AIは仕事を奪うのか
――自動運転はどう進化するとお考えですか。
遠藤 今のところ、将来は運転手が必要なくなるという議論が主ですが、その先には「車で外出しても、自動運転で自宅の車庫に戻ってくれれば駐車場が必要なくなる」といったような、社会システムの変化までつながれば面白い。現在の「ぶつからないような仕組み」の研究は、まだ「序の口」だと思います。
米国では、大都市の公道で(実証実験を)大胆にやっていますよね。つまり技術的にはかなり進んできていると分かります。これが日本でどこまで行われるようになるか。2020年の東京五輪を意識して開発を推進する可能性はあると思います。
――AIを活用した新技術の開発は、ほかにどんなものを期待しますか。
遠藤 例えばカモメは非常に効率よく風に乗って飛んでいます。またカンガルーが走っているのは実は弾んでいるだけで、複雑な動きを要する歩きよりもエネルギー消費量が少ない。AIがディープラーニングでこうした「運動系」を学習して獲得していけば、将来は新しい形の乗り物ができるかもしれません。
私は、日本のコンピューターを作った人たちにたくさんインタビューしてきたのですが、それで実感しているのは、銀行オンラインなどの社会システムはもちろんですが、高層ビルにしろ航空機にしろ、橋梁にしろコンピューターの計算能力なしには作れなかった。コンピューターが、私たちの生活や街の風景を変えてきたのです。AIの力で、同じように目に見える変化が起きたら楽しいですよね。
AI自体も進化するでしょうが、私としては人間のパートナーであってほしい。賢くなっても出しゃばらず、あくまでアドバイザーにとどまる。一方で人間に求められるスキルはAIとの関係性。どう「合意」し、伝えるかが大切になると思います。
――その点、「AI白書」の中でヤフーCSO(最高戦略責任者)の安宅和人氏が「これから起きる競争の本質は、よく言われるようなAI vs 人間のような戦いではなく、データやAIの力を使い倒す人と、そうでない人の戦いになる」と発言されています。
遠藤 私もそう思います。「AIが人間の仕事を奪う」という議論の中で、プログラマーが仕事を失うのではないかとよく耳にしますが、そんなことはないでしょう。プログラミングというのは、コンピューターを動かすため手取り足取り「指示する」という仕事でした。しかし、コンピューターがAIに進化したとしてもやってほしいことを正確に伝える必要があります。そうした事柄をAIとの間でとり交わすための契約書のような合意のための手段としてプログラミングは必要とされ続けるでしょう。それ以前に、世の中のものをAIに応用するための仕事が、子どもや若い人たちにはこれからドッサリありますよ。

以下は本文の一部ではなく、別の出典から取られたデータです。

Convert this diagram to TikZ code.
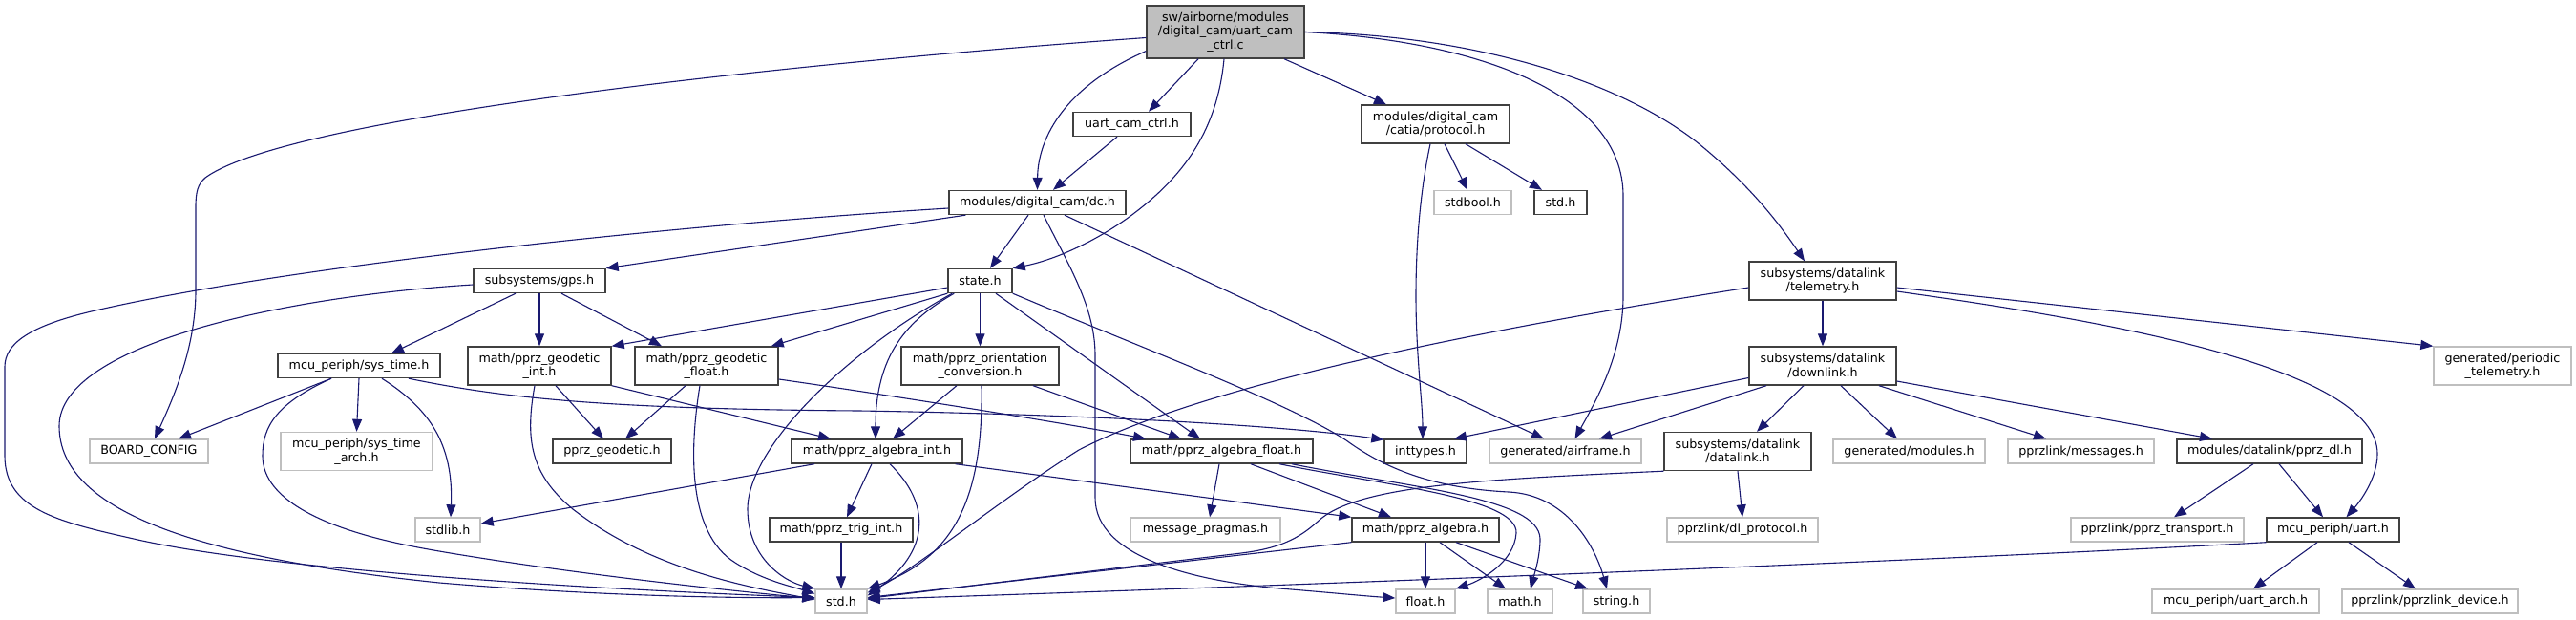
\documentclass[tikz,border=0pt]{standalone}
\usepackage{fontspec}
\usepackage{tikz}
\usetikzlibrary{arrows.meta}
\newfontfamily\dvs{DejaVu Sans}
\definecolor{edg}{HTML}{191970}
\definecolor{bl}{HTML}{404040}
\definecolor{gl}{HTML}{BFBFBF}
\newcommand{\nfont}{\dvs\fontsize{12.7pt}{14.5pt}\selectfont}
\tikzset{
  box/.style={draw=bl,line width=1.4pt,fill=white,inner sep=0pt,align=center,font=\nfont,minimum height=25pt},
  gbox/.style={box,draw=gl},
  rbox/.style={box,fill=gl},
  two/.style={minimum height=40pt},
  ar/.style={-{Triangle[length=13pt,width=10pt]},line width=1.1pt,draw=edg},
}
\begin{document}
\begin{tikzpicture}[x=1pt,y=-1pt]
\useasboundingbox[fill=white] (0,0) rectangle (2698,648);
\node[rbox,minimum width=165,minimum height=55] (root) at (1283.5,33.5) {sw/airborne/modules\\/digital\_cam/uart\_cam\\\_ctrl.c};
\node[box,minimum width=123] (ucc) at (1185.5,130) {uart\_cam\_ctrl.h};
\node[box,two,minimum width=155] (proto) at (1503.5,130) {modules/digital\_cam\\/catia/protocol.h};
\node[box,minimum width=185] (dc) at (1086.5,212) {modules/digital\_cam/dc.h};
\node[gbox,minimum width=81] (stdbool) at (1542.5,212) {stdbool.h};
\node[box,minimum width=55] (stdtop) at (1634.5,212) {std.h};
\node[box,minimum width=138] (gps) at (565,294) {subsystems/gps.h};
\node[box,minimum width=67] (state) at (1026.5,294) {state.h};
\node[box,two,minimum width=154] (telem) at (1909,294) {subsystems/datalink\\/telemetry.h};
\node[box,minimum width=170] (systime) at (376,383) {mcu\_periph/sys\_time.h};
\node[box,two,minimum width=150] (geoint) at (565,383) {math/pprz\_geodetic\\\_int.h};
\node[box,two,minimum width=150] (geofloat) at (740,383) {math/pprz\_geodetic\\\_float.h};
\node[box,two,minimum width=165] (orient) at (1026.5,383) {math/pprz\_orientation\\\_conversion.h};
\node[box,two,minimum width=154] (downlink) at (1909,383) {subsystems/datalink\\/downlink.h};
\node[gbox,two,minimum width=144] (periodic) at (2621,383) {generated/periodic\\\_telemetry.h};
\node[gbox,minimum width=124] (board) at (156,472.5) {BOARD\_CONFIG};
\node[gbox,two,minimum width=159] (sysarch) at (373.5,472.5) {mcu\_periph/sys\_time\\\_arch.h};
\node[box,minimum width=124] (geodetic) at (641,472.5) {pprz\_geodetic.h};
\node[box,minimum width=179] (algint) at (918.5,472.5) {math/pprz\_algebra\_int.h};
\node[box,minimum width=191] (algfloat) at (1279.5,472.5) {math/pprz\_algebra\_float.h};
\node[box,minimum width=86] (inttypes) at (1493,472.5) {inttypes.h};
\node[gbox,minimum width=159] (airframe) at (1639.5,472.5) {generated/airframe.h};
\node[box,two,minimum width=154] (datalink) at (1820,472.5) {subsystems/datalink\\/datalink.h};
\node[gbox,minimum width=159] (modules) at (1999.5,472.5) {generated/modules.h};
\node[gbox,minimum width=153] (messages) at (2179.5,472.5) {pprzlink/messages.h};
\node[box,minimum width=194] (pprzdl) at (2377,472.5) {modules/datalink/pprz\_dl.h};
\node[gbox,minimum width=68] (stdlib) at (469,554.5) {stdlib.h};
\node[box,minimum width=150] (trig) at (881,554.5) {math/pprz\_trig\_int.h};
\node[gbox,minimum width=157] (pragmas) at (1262.5,554.5) {message\_pragmas.h};
\node[box,minimum width=154] (algebra) at (1493,554.5) {math/pprz\_algebra.h};
\node[gbox,minimum width=158] (dlproto) at (1825,554.5) {pprzlink/dl\_protocol.h};
\node[gbox,minimum width=181] (transport) at (2259.5,554.5) {pprzlink/pprz\_transport.h};
\node[box,minimum width=139] (uart) at (2443.5,554.5) {mcu\_periph/uart.h};
\node[gbox,minimum width=54] (std) at (881,629.5) {std.h};
\node[gbox,minimum width=62] (float) at (1493,629.5) {float.h};
\node[gbox,minimum width=68] (math) at (1592,629.5) {math.h};
\node[gbox,minimum width=70] (string) at (1693,629.5) {string.h};
\node[gbox,minimum width=175] (uarch) at (2341.5,629.5) {mcu\_periph/uart\_arch.h};
\node[gbox,minimum width=184] (device) at (2545,629.5) {pprzlink/pprzlink\_device.h};

\draw[ar] ([yshift=-6pt]root.west) .. controls (800,68) and (300,124) .. (215,186) .. controls (207,193) and (205,201) .. (205,217) -- (205,304) .. controls (205,360) and (185,409) .. ([xshift=6pt]board.north);
\draw[ar] ([yshift=-20pt]root.west) .. controls (1110,93) and (1087,149) .. (dc.north);
\draw[ar] ([xshift=-28.5pt]root.south) -- ([xshift=17.5pt]ucc.north);
\draw[ar] ([xshift=-1.5pt]root.south) .. controls (1275,136) and (1240,186) .. (1180,229) .. controls (1140,257) and (1100,273) .. (state.north east);
\draw[ar] ([xshift=61.5pt]root.south) -- ([xshift=-51.5pt]proto.north);
\draw[ar] (root.east) .. controls (1550,43) and (1700,99) .. (1700,205) -- (1700,310) .. controls (1700,372) and (1670,422) .. ([xshift=10pt]airframe.north);
\draw[ar] (root.east) .. controls (1550,37) and (1700,87) .. (1780,151) .. controls (1830,192) and (1860,229) .. ([xshift=-19pt]telem.north);
\draw[ar] ([xshift=-15.5pt]ucc.south) -- ([xshift=16.5pt]dc.north);
\draw[ar] ([xshift=-5.5pt]proto.south) .. controls (1485,211) and (1483,273) .. (1483,310) .. controls (1483,372) and (1490,422) .. ([xshift=-3pt]inttypes.north);
\draw[ar] ([xshift=9.5pt]proto.south) -- ([xshift=-5.5pt]stdbool.north);
\draw[ar] ([xshift=31.5pt]proto.south) -- ([xshift=-19.5pt]stdtop.north);

\draw[ar] ([xshift=18pt]dc.south west) -- (gps.north east);
\draw[ar] ([xshift=-9.5pt]dc.south) -- ([xshift=10.5pt]state.north);
\draw[ar] ([xshift=6.5pt]dc.south) .. controls (1120,279) and (1147,322) .. (1147,372) -- (1147,521) .. controls (1147,583) and (1250,608) .. (1340,616) .. controls (1390,620) and (1430,624) .. ([yshift=3.5pt]float.west);
\draw[ar] ([xshift=28.5pt]dc.south) -- ([xshift=-22.5pt]airframe.north);
\draw[ar] ([yshift=-6pt]dc.west) .. controls (700,236) and (300,279) .. (100,325) .. controls (30,341) and (5,360) .. (5,384) -- (5,477) .. controls (5,533) and (60,546) .. (140,564) .. controls (300,601) and (700,620) .. ([yshift=4pt]std.west);

\draw[ar] ([yshift=-4pt]gps.west) .. controls (300,310) and (62,360) .. (62,446) .. controls (62,533) and (200,583) .. (460,610) .. controls (650,626) and (800,626) .. ([yshift=4pt]std.west);
\draw[ar] ([xshift=-25pt]gps.south) -- ([xshift=34pt]systime.north);
\draw[ar] (gps.south) -- (geoint.north);
\draw[ar] ([xshift=23pt]gps.south) -- ([xshift=-47pt]geofloat.north);

\draw[ar] ([xshift=-29pt]systime.south) .. controls (290,422) and (275,446) .. (275,477) .. controls (275,546) and (420,570) .. (460,577) .. controls (600,601) and (780,620) .. ([yshift=3pt]std.west);
\draw[ar] ([xshift=-29pt]systime.south) -- ([xshift=31pt]board.north);
\draw[ar] (systime.south) -- (sysarch.north);
\draw[ar] ([xshift=24pt]systime.south) .. controls (450,428) and (475,465) .. ([xshift=3pt]stdlib.north);
\draw[ar] ([xshift=52pt]systime.south) .. controls (520,415) and (620,428) .. (900,430) .. controls (1150,434) and (1350,446) .. ([yshift=-1pt]inttypes.north west);

\draw[ar] ([yshift=-7pt]state.west) -- (geoint.north east);
\draw[ar] (state.south west) -- ([xshift=-8pt]geofloat.north east);
\draw[ar] ([xshift=7pt]state.south west) .. controls (950,335) and (917,372) .. ([xshift=-1.5pt]algint.north);
\draw[ar] ([xshift=5pt]state.south west) .. controls (880,372) and (783,471) .. (783,533) .. controls (783,583) and (820,608) .. (std.north west);
\draw[ar] (state.south) -- (orient.north);
\draw[ar] ([xshift=16.5pt]state.south) -- ([xshift=-22.5pt]algfloat.north);
\draw[ar] (state.south east) .. controls (1200,366) and (1350,422) .. (1410,461) .. controls (1450,490) and (1500,511) .. (1580,515) .. controls (1640,518) and (1670,570) .. ([xshift=-10pt]string.north);

\draw[ar] ([xshift=-24.5pt]orient.south) -- ([xshift=16.5pt]algint.north);
\draw[ar] ([xshift=55.5pt]orient.south) -- ([xshift=-42.5pt]algfloat.north);
\draw[ar] ([xshift=1.5pt]orient.south) .. controls (1030,521) and (1000,583) .. (std.north east);

\draw[ar] ([xshift=17pt]geoint.south) -- ([xshift=-9pt]geodetic.north);
\draw[ar] (geoint.south east) -- ([xshift=-48.5pt]algint.north);
\draw[ar] ([xshift=-5pt]geoint.south) .. controls (550,459) and (555,496) .. (600,533) .. controls (680,595) and (780,614) .. ([yshift=2pt]std.west);
\draw[ar] ([xshift=-22pt]geofloat.south) -- ([xshift=14pt]geodetic.north);
\draw[ar] ([xshift=-7pt]geofloat.south) .. controls (722,471) and (720,558) .. (770,589) .. controls (800,608) and (830,614) .. ([yshift=8pt]std.west);
\draw[ar] ([yshift=-14pt]geofloat.east) .. controls (900,409) and (1100,440) .. ([xshift=-79.5pt]algfloat.north);

\draw[ar] ([xshift=-5.5pt]algint.south) -- ([xshift=6pt]trig.north);
\draw[ar] ([xshift=13.5pt]algint.south) .. controls (975,527) and (975,577) .. ([yshift=6pt]std.east);
\draw[ar] ([xshift=-65.5pt]algint.south) -- ([yshift=6.5pt]stdlib.east);
\draw[ar] ([xshift=-8pt]algint.south east) -- (algebra.north west);
\draw[ar] (trig.south) -- (std.north);

\draw[ar] ([xshift=-2.5pt]algfloat.south) -- ([xshift=4.5pt]pragmas.north);
\draw[ar] ([xshift=30.5pt]algfloat.south) -- ([xshift=-36pt]algebra.north);
\draw[ar] ([xshift=60.5pt]algfloat.south) .. controls (1450,508) and (1590,521) .. (1588,558) .. controls (1586,589) and (1550,608) .. (float.north east);
\draw[ar] ([xshift=73.5pt]algfloat.south) .. controls (1480,511) and (1612,521) .. (1613,564) .. controls (1613,583) and (1607,601) .. ([xshift=11pt]math.north);

\draw[ar] (algebra.south) -- (float.north);
\draw[ar] ([xshift=15pt]algebra.south) -- ([xshift=-15pt]math.north);
\draw[ar] ([xshift=32pt]algebra.south) -- ([xshift=-30pt]string.north);
\draw[ar] (algebra.south west) -- ([yshift=4pt]std.east);

\draw[ar] (telem.south) -- (downlink.north);
\draw[ar] ([yshift=-7pt]telem.east) -- (periodic.north west);
\draw[ar] ([yshift=-11pt]telem.east) .. controls (2200,335) and (2490,384) .. (2490,475) .. controls (2490,502) and (2470,527) .. ([xshift=14pt]uart.north);
\draw[ar] ([yshift=-7pt]telem.west) .. controls (1500,353) and (1250,409) .. (1130,471) .. controls (1050,521) and (960,595) .. ([yshift=9pt]std.east);

\draw[ar] ([yshift=-12.5pt]downlink.west) -- ([xshift=30pt]inttypes.north);
\draw[ar] ([xshift=-59pt]downlink.south) -- ([xshift=35.5pt]airframe.north);
\draw[ar] ([xshift=-20pt]downlink.south) -- ([xshift=20pt]datalink.north);
\draw[ar] ([xshift=19pt]downlink.south) -- ([xshift=-12.5pt]modules.north);
\draw[ar] ([xshift=59pt]downlink.south) -- ([xshift=-36.5pt]messages.north);
\draw[ar] ([yshift=-16pt]downlink.east) -- ([xshift=-60pt]pprzdl.north);

\draw[ar] (datalink.south) -- (dlproto.north);
\draw[ar] (datalink.south west) .. controls (1550,502) and (1420,508) .. (1380,546) .. controls (1360,564) and (1340,574) .. (1300,579) .. controls (1100,603) .. ([yshift=3pt]std.east);

\draw[ar] ([xshift=-17pt]pprzdl.south) -- ([xshift=17.5pt]transport.north);
\draw[ar] ([xshift=10pt]pprzdl.south) -- ([xshift=-10.5pt]uart.north);
\draw[ar] ([xshift=-16.5pt]uart.south) -- ([xshift=18.5pt]uarch.north);
\draw[ar] ([xshift=16.5pt]uart.south) -- ([xshift=-15pt]device.north);
\draw[ar] (uart.south west) .. controls (2100,583) and (1500,608) .. ([yshift=2pt]std.east);
\end{tikzpicture}
\end{document}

AIに触れる第一歩としては、AIスピーカーがよい入口になるかもしれません。今の若い世代は幼いころからパソコンやネットに親しんでいたでしょうから、意外に抵抗なく使うのではないでしょうか。とにかくひとりのユーザーとして使ってみることをお勧めします。それがひいては、AIの技術の進歩にもつながると思います。
●遠藤諭氏プロフィル
えんどう・さとし/角川アスキー総合研究所取締役主席研究員。ネットデジタル全般に関する調査・コンサルティングを企業に提供する一方、ディープラーニング、VR/AR、量子コンピューターなど最新技術に関して発信、講座の開催などを行っている。著書に『ソーシャルネイティブの時代』、『ジェネラルパーパス・テクノロジー』(野口悠紀雄氏との共著、アスキー新書)ほか。